Most people wonder when they hear “oyster stout,” is it slimy and gross? Nope, it’s most like sea salt chocolate candy. It’s amazing. The oysters bring a sense of salinity and minerality. We use oatmeal stout as a base. The roasted malts we use evoke a robust chocolate flavor without adding actual chocolate. Combined with the salinity from the oysters, you get that salted chocolate candy effect.
And then in the spring, we have our oyster gose. A gose is a German-style sour, traditionally low in alcohol and high in sea salt already, so we thought it was perfect to double down on that concept. It’s a different experience, a lighter beer that’s a bit salty. It’s an awesome summer beer, and the saltiness makes people want to go grab another one.
What can people look forward to when it comes to the Ross Brewing taproom?
We’re right on the water, so boats can come up and do dock-and-drink. In New Jersey we can’t serve food...but we’ll have food trucks on site. It’s a beautiful dock, and the tasting room is two stories, with skyline views of Staten Island, Manhattan, Coney Island, and the Rockaways. It’s really great views, all overlooking the harbor. And there’s plenty of room for us and even for future expansion. There are two great outdoor beer gardens, one out back on the water and one in the front. And, we’re located inside a working seafood co-op that’s been there for 100 years. We can buy our oysters for our oyster stout right there. We’re working around the clock to get everything ready and we’re on the path to open before this year is over.

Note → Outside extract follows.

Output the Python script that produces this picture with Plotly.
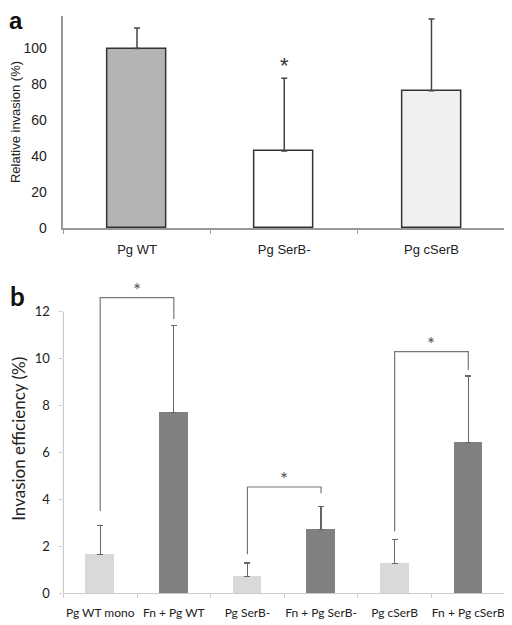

What are you most excited about in the coming months and even years for the brewery?
This is easy for me to say and it’s true. This has been a multiple year journey starting in my kitchen and then my garage, even further back to my pubs. Finding a place, having to find another place, our construction getting delayed, the pandemic, team members getting Covid, supply scarcity, natural disasters, hurricanes--it would be crazy to say I’m most excited about anything else than opening the brewery. I’m so excited to share this with more people...We’ve got a large capacity to welcome a lot of people who want to share our vision of what a brewery can be.
And then after the brewery has opened, I’m excited to continue our mission for sustainability. We have amazing ideas for rainwater-gathering cisterns, for covering surfaces with solar panels, for a living garden on the building that can help keep the temperatures down, which means less air conditioning, which means less burning fossil fuels. Not every idea can be implemented on opening day, it’s going to be a journey. But I’m excited about it. We have such a great team, I pitch these ideas and I think they’ll tell me I’m nuts, but no, they rally around it and contribute even bigger ideas.
And finally, I’m excited to share our latest round of beers coming out. In the winter, we always do our Passaic Porter, a honey vanilla chocolate porter at 6%, and our Iceboat Winter Warmer, a 10% spiced winter warmer.